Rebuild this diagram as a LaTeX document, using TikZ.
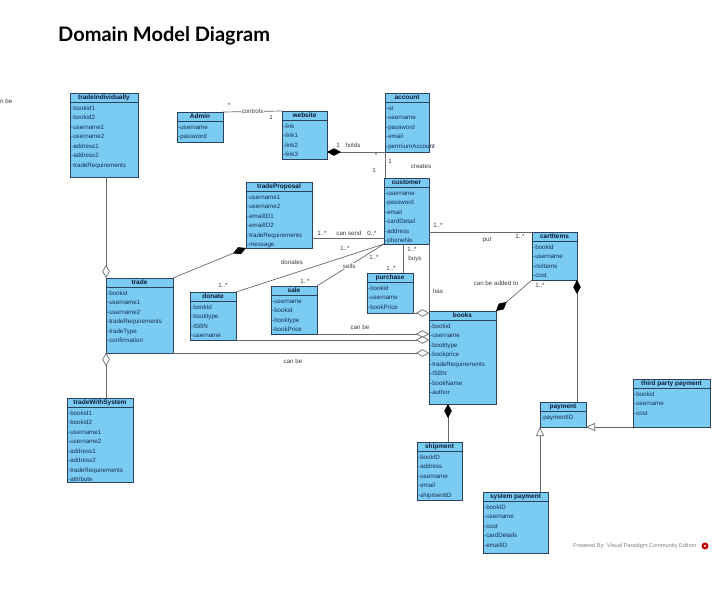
\documentclass[tikz,border=0pt]{standalone}
\usepackage{fontspec}
\setmainfont{Liberation Sans}
\newfontfamily\titlefont{Lato}
\usetikzlibrary{arrows.meta}
\definecolor{boxfill}{RGB}{122,204,242}
\definecolor{boxline}{RGB}{45,65,90}
\definecolor{titlecol}{RGB}{15,25,55}
\definecolor{attrcol}{RGB}{25,45,85}
\definecolor{linecol}{RGB}{105,105,105}
\definecolor{lblcol}{RGB}{60,60,60}
\tikzset{
 clsbox/.style={draw=boxline, fill=boxfill, line width=0.8pt, inner sep=0pt, outer sep=0pt, rectangle},
 clsline/.style={draw=boxline, line width=0.6pt},
 clstitle/.style={font=\bfseries\fontsize{6.5}{7}\selectfont, text=titlecol, inner sep=0pt},
 clsattr/.style={font=\fontsize{6.2}{7}\selectfont, text=attrcol, inner sep=0pt, anchor=base west},
 conn/.style={draw=linecol, line width=0.7pt},
 agg/.style={conn, -{Diamond[open, length=13pt, width=7.5pt, fill=white]}},
 comp/.style={conn, -{Diamond[length=14pt, width=7.5pt, color=black]}},
 gen/.style={conn, -{Triangle[open, length=9pt, width=8pt, fill=white]}},
 lbl/.style={font=\fontsize{6.2}{7}\selectfont, text=lblcol, inner sep=0.6pt},
}
\newcommand{\umlclass}[7]{%
  \node[clsbox, minimum width=#4pt, minimum height=#5pt, anchor=north west] (#1) at (#2,#3) {};
  \draw[clsline] ([yshift=-9pt]#1.north west) -- ([yshift=-9pt]#1.north east);
  \node[clstitle] (#1-t) at ([yshift=-4.6pt]#1.north) {#6};
  \foreach \cattr [count=\ci] in {#7} {
    \node[clsattr] (#1-\ci) at ([xshift=1pt,yshift={-7.5pt-9.55pt*\ci}]#1.north west) {-\cattr};
  }%
}
\begin{document}
\begin{tikzpicture}[x=1pt, y=-1pt]
\fill[white] (0,0) rectangle (725,611);
\useasboundingbox (0,0) rectangle (725,611);

\node[font=\titlefont\bfseries\fontsize{20}{22}\selectfont, anchor=base west, inner sep=0] (title) at (58,41) {Domain Model Diagram};
\node[lbl, anchor=west, inner sep=0] (cut) at (0,101) {n be};

\umlclass{tind}{70}{93}{68}{84}{tradeIndividually}{bookid1,bookid2,username1,username2,address1,address2,tradeRequirements}
\umlclass{admin}{177}{112}{46}{30}{Admin}{username,password}
\umlclass{website}{282}{111}{45}{48}{website}{link,link1,link2,link3}
\umlclass{account}{385}{93}{44}{59}{account}{id,username,password,email,permiumAccount}
\umlclass{customer}{384}{178}{45}{66}{customer}{username,password,email,cardDetail,address,phoneNo}
\umlclass{tprop}{246}{182}{66}{66}{tradeProposal}{username1,username2,emailID1,emailID2,tradeRequirements,message}
\umlclass{trade}{106}{278}{67}{75}{trade}{bookid,username1,username2,tradeRequirements,tradeType,confirmation}
\umlclass{tsys}{67}{398}{66}{84}{tradeWithSystem}{bookid1,bookid2,username1,username2,address1,address2,tradeRequirements,attribute}
\umlclass{donate}{190}{292}{46}{48}{donate}{bookId,booktype,ISBN,username}
\umlclass{sale}{271}{286}{46}{48}{sale}{username,bookid,booktype,bookPrice}
\umlclass{purchase}{367}{273}{46}{40}{purchase}{bookid,username,bookPrice}
\umlclass{books}{429}{311}{67}{93}{books}{bookid,username,booktype,bookprice,tradeRequirements,ISBN,bookName,author}
\umlclass{cart}{532}{232}{45}{48}{cartItems}{bookid,username,noItems,cost}
\umlclass{payment}{540}{402}{46}{25}{payment}{paymentID}
\umlclass{tpp}{633}{379}{77}{48}{third party payment}{bookid,username,cost}
\umlclass{sysp}{483}{492}{65}{61}{system payment}{bookID,username,cost,cardDetails,emailID}
\umlclass{ship}{417}{442}{45}{58}{shipment}{bookID,address,username,email,shipmentID}

% controls
\draw[conn] (admin.north east) -- node[lbl, fill=white, inner sep=1pt] (lcontrols) {controls} (website.north west);
\node[lbl] (m1) at (229,105) {*};
\node[lbl] (m2) at (271,117) {1};

% holds
\draw[comp] (account.south west) -- (account.south west -| website.east);
\node[lbl] (m3) at (338,145) {1};
\node[lbl] (lholds) at (353,145) {holds};
\node[lbl] (m4) at (376,155) {*};

% creates
\draw[conn] (account.south west) -- (account.south west |- customer.north);
\node[lbl] (m5) at (390,161) {1};
\node[lbl] (m6) at (374,170) {1};
\node[lbl] (lcreates) at (421,167) {creates};

% can send
\coordinate (cs) at ([yshift=10pt]tprop.south east);
\draw[conn] (cs) -- (cs -| customer.west);
\node[lbl] (m7) at (322,233) {1..*};
\node[lbl] (lcansend) at (349,233) {can send};
\node[lbl] (m8) at (372,233) {0..*};

% trade proposal - trade
\draw[comp] (trade.north east) -- (tprop.south west);

% trade aggregations
\draw[agg] (tind.south -| trade.north west) -- (trade.north west);
\draw[agg] (trade.south west |- tsys.north) -- (trade.south west);

% donates
\draw[conn] (customer.south west) -- (donate.north east);
\node[lbl] (m9) at (345,248) {1..*};
\node[lbl] (ldonates) at (292,262) {donates};
\node[lbl] (m10) at (223,285) {1..*};

% sells
\draw[conn] (customer.south west) -- node[lbl, fill=white, pos=0.52, inner sep=1pt] (lsells) {sells} (sale.north east);
\node[lbl] (m11) at (374,257) {1..*};
\node[lbl] (m12) at (305,281) {1..*};

% buys
\coordinate (cb) at ([xshift=-3.5pt]customer.south);
\draw[conn] (cb) -- (cb |- purchase.north);
\node[lbl] (m13) at (412,249) {1..*};
\node[lbl] (lbuys) at (415,259) {buys};
\node[lbl] (m14) at (391,268) {1..*};

% has
\draw[conn] (customer.south east) -- (books.north west);
\node[lbl] (lhas) at (438,291) {has};

% to books aggregations
\draw[agg] (purchase.south east) -- (purchase.south east -| books.west);
\draw[agg] (sale.south east) -- (sale.south east -| books.west);
\draw[agg] (donate.south east) -- (donate.south east -| books.west);
\draw[agg] (trade.south east) -- (trade.south east -| books.west);
\node[lbl] (lcanbe1) at (360,327) {can be};
\node[lbl] (lcanbe2) at (293,361) {can be};

% put
\draw[conn] (cart.north west -| customer.east) -- (cart.north west);
\node[lbl] (m15) at (438,225) {1..*};
\node[lbl] (lput) at (487,240) {put};
\node[lbl] (m16) at (520,236) {1..*};

% can be added to
\draw[comp] (cart.south west) -- (books.north east);
\node[lbl] (laddto) at (496,283) {can be added to};
\node[lbl] (m17) at (540,285) {1..*};

% cart - payment
\draw[comp] (cart.south east |- payment.north) -- (cart.south east);

% books - shipment
\coordinate (bsx) at ([xshift=-14.5pt]books.south);
\draw[comp] (bsx |- ship.north) -- (bsx);

% generalizations
\draw[gen] (tpp.south west) -- (payment.south east);
\draw[gen] (payment.south west |- sysp.north) -- (payment.south west);

% footer
\node[font=\fontsize{5.6}{6}\selectfont, text=gray, anchor=west, inner sep=0] (pow) at (573,546) {Powered By: Visual Paradigm Community Edition};
\fill[red!75!black] (705,546) circle (3.5);
\fill[white] (705,546) circle (1.2);
\end{tikzpicture}
\end{document}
::::::
| What the task requires |
Reproduce the material above in full, exactly, with no images.

| The output |
Rebuild this diagram as a LaTeX document, using TikZ.
\documentclass[tikz,border=0pt]{standalone}
\usepackage{fontspec}
\setmainfont{Liberation Sans}
\newfontfamily\titlefont{Lato}
\usetikzlibrary{arrows.meta}
\definecolor{boxfill}{RGB}{122,204,242}
\definecolor{boxline}{RGB}{45,65,90}
\definecolor{titlecol}{RGB}{15,25,55}
\definecolor{attrcol}{RGB}{25,45,85}
\definecolor{linecol}{RGB}{105,105,105}
\definecolor{lblcol}{RGB}{60,60,60}
\tikzset{
 clsbox/.style={draw=boxline, fill=boxfill, line width=0.8pt, inner sep=0pt, outer sep=0pt, rectangle},
 clsline/.style={draw=boxline, line width=0.6pt},
 clstitle/.style={font=\bfseries\fontsize{6.5}{7}\selectfont, text=titlecol, inner sep=0pt},
 clsattr/.style={font=\fontsize{6.2}{7}\selectfont, text=attrcol, inner sep=0pt, anchor=base west},
 conn/.style={draw=linecol, line width=0.7pt},
 agg/.style={conn, -{Diamond[open, length=13pt, width=7.5pt, fill=white]}},
 comp/.style={conn, -{Diamond[length=14pt, width=7.5pt, color=black]}},
 gen/.style={conn, -{Triangle[open, length=9pt, width=8pt, fill=white]}},
 lbl/.style={font=\fontsize{6.2}{7}\selectfont, text=lblcol, inner sep=0.6pt},
}
\newcommand{\umlclass}[7]{%
  \node[clsbox, minimum width=#4pt, minimum height=#5pt, anchor=north west] (#1) at (#2,#3) {};
  \draw[clsline] ([yshift=-9pt]#1.north west) -- ([yshift=-9pt]#1.north east);
  \node[clstitle] (#1-t) at ([yshift=-4.6pt]#1.north) {#6};
  \foreach \cattr [count=\ci] in {#7} {
    \node[clsattr] (#1-\ci) at ([xshift=1pt,yshift={-7.5pt-9.55pt*\ci}]#1.north west) {-\cattr};
  }%
}
\begin{document}
\begin{tikzpicture}[x=1pt, y=-1pt]
\fill[white] (0,0) rectangle (725,611);
\useasboundingbox (0,0) rectangle (725,611);

\node[font=\titlefont\bfseries\fontsize{20}{22}\selectfont, anchor=base west, inner sep=0] (title) at (58,41) {Domain Model Diagram};
\node[lbl, anchor=west, inner sep=0] (cut) at (0,101) {n be};

\umlclass{tind}{70}{93}{68}{84}{tradeIndividually}{bookid1,bookid2,username1,username2,address1,address2,tradeRequirements}
\umlclass{admin}{177}{112}{46}{30}{Admin}{username,password}
\umlclass{website}{282}{111}{45}{48}{website}{link,link1,link2,link3}
\umlclass{account}{385}{93}{44}{59}{account}{id,username,password,email,permiumAccount}
\umlclass{customer}{384}{178}{45}{66}{customer}{username,password,email,cardDetail,address,phoneNo}
\umlclass{tprop}{246}{182}{66}{66}{tradeProposal}{username1,username2,emailID1,emailID2,tradeRequirements,message}
\umlclass{trade}{106}{278}{67}{75}{trade}{bookid,username1,username2,tradeRequirements,tradeType,confirmation}
\umlclass{tsys}{67}{398}{66}{84}{tradeWithSystem}{bookid1,bookid2,username1,username2,address1,address2,tradeRequirements,attribute}
\umlclass{donate}{190}{292}{46}{48}{donate}{bookId,booktype,ISBN,username}
\umlclass{sale}{271}{286}{46}{48}{sale}{username,bookid,booktype,bookPrice}
\umlclass{purchase}{367}{273}{46}{40}{purchase}{bookid,username,bookPrice}
\umlclass{books}{429}{311}{67}{93}{books}{bookid,username,booktype,bookprice,tradeRequirements,ISBN,bookName,author}
\umlclass{cart}{532}{232}{45}{48}{cartItems}{bookid,username,noItems,cost}
\umlclass{payment}{540}{402}{46}{25}{payment}{paymentID}
\umlclass{tpp}{633}{379}{77}{48}{third party payment}{bookid,username,cost}
\umlclass{sysp}{483}{492}{65}{61}{system payment}{bookID,username,cost,cardDetails,emailID}
\umlclass{ship}{417}{442}{45}{58}{shipment}{bookID,address,username,email,shipmentID}

% controls
\draw[conn] (admin.north east) -- node[lbl, fill=white, inner sep=1pt] (lcontrols) {controls} (website.north west);
\node[lbl] (m1) at (229,105) {*};
\node[lbl] (m2) at (271,117) {1};

% holds
\draw[comp] (account.south west) -- (account.south west -| website.east);
\node[lbl] (m3) at (338,145) {1};
\node[lbl] (lholds) at (353,145) {holds};
\node[lbl] (m4) at (376,155) {*};

% creates
\draw[conn] (account.south west) -- (account.south west |- customer.north);
\node[lbl] (m5) at (390,161) {1};
\node[lbl] (m6) at (374,170) {1};
\node[lbl] (lcreates) at (421,167) {creates};

% can send
\coordinate (cs) at ([yshift=10pt]tprop.south east);
\draw[conn] (cs) -- (cs -| customer.west);
\node[lbl] (m7) at (322,233) {1..*};
\node[lbl] (lcansend) at (349,233) {can send};
\node[lbl] (m8) at (372,233) {0..*};

% trade proposal - trade
\draw[comp] (trade.north east) -- (tprop.south west);

% trade aggregations
\draw[agg] (tind.south -| trade.north west) -- (trade.north west);
\draw[agg] (trade.south west |- tsys.north) -- (trade.south west);

% donates
\draw[conn] (customer.south west) -- (donate.north east);
\node[lbl] (m9) at (345,248) {1..*};
\node[lbl] (ldonates) at (292,262) {donates};
\node[lbl] (m10) at (223,285) {1..*};

% sells
\draw[conn] (customer.south west) -- node[lbl, fill=white, pos=0.52, inner sep=1pt] (lsells) {sells} (sale.north east);
\node[lbl] (m11) at (374,257) {1..*};
\node[lbl] (m12) at (305,281) {1..*};

% buys
\coordinate (cb) at ([xshift=-3.5pt]customer.south);
\draw[conn] (cb) -- (cb |- purchase.north);
\node[lbl] (m13) at (412,249) {1..*};
\node[lbl] (lbuys) at (415,259) {buys};
\node[lbl] (m14) at (391,268) {1..*};

% has
\draw[conn] (customer.south east) -- (books.north west);
\node[lbl] (lhas) at (438,291) {has};

% to books aggregations
\draw[agg] (purchase.south east) -- (purchase.south east -| books.west);
\draw[agg] (sale.south east) -- (sale.south east -| books.west);
\draw[agg] (donate.south east) -- (donate.south east -| books.west);
\draw[agg] (trade.south east) -- (trade.south east -| books.west);
\node[lbl] (lcanbe1) at (360,327) {can be};
\node[lbl] (lcanbe2) at (293,361) {can be};

% put
\draw[conn] (cart.north west -| customer.east) -- (cart.north west);
\node[lbl] (m15) at (438,225) {1..*};
\node[lbl] (lput) at (487,240) {put};
\node[lbl] (m16) at (520,236) {1..*};

% can be added to
\draw[comp] (cart.south west) -- (books.north east);
\node[lbl] (laddto) at (496,283) {can be added to};
\node[lbl] (m17) at (540,285) {1..*};

% cart - payment
\draw[comp] (cart.south east |- payment.north) -- (cart.south east);

% books - shipment
\coordinate (bsx) at ([xshift=-14.5pt]books.south);
\draw[comp] (bsx |- ship.north) -- (bsx);

% generalizations
\draw[gen] (tpp.south west) -- (payment.south east);
\draw[gen] (payment.south west |- sysp.north) -- (payment.south west);

% footer
\node[font=\fontsize{5.6}{6}\selectfont, text=gray, anchor=west, inner sep=0] (pow) at (573,546) {Powered By: Visual Paradigm Community Edition};
\fill[red!75!black] (705,546) circle (3.5);
\fill[white] (705,546) circle (1.2);
\end{tikzpicture}
\end{document}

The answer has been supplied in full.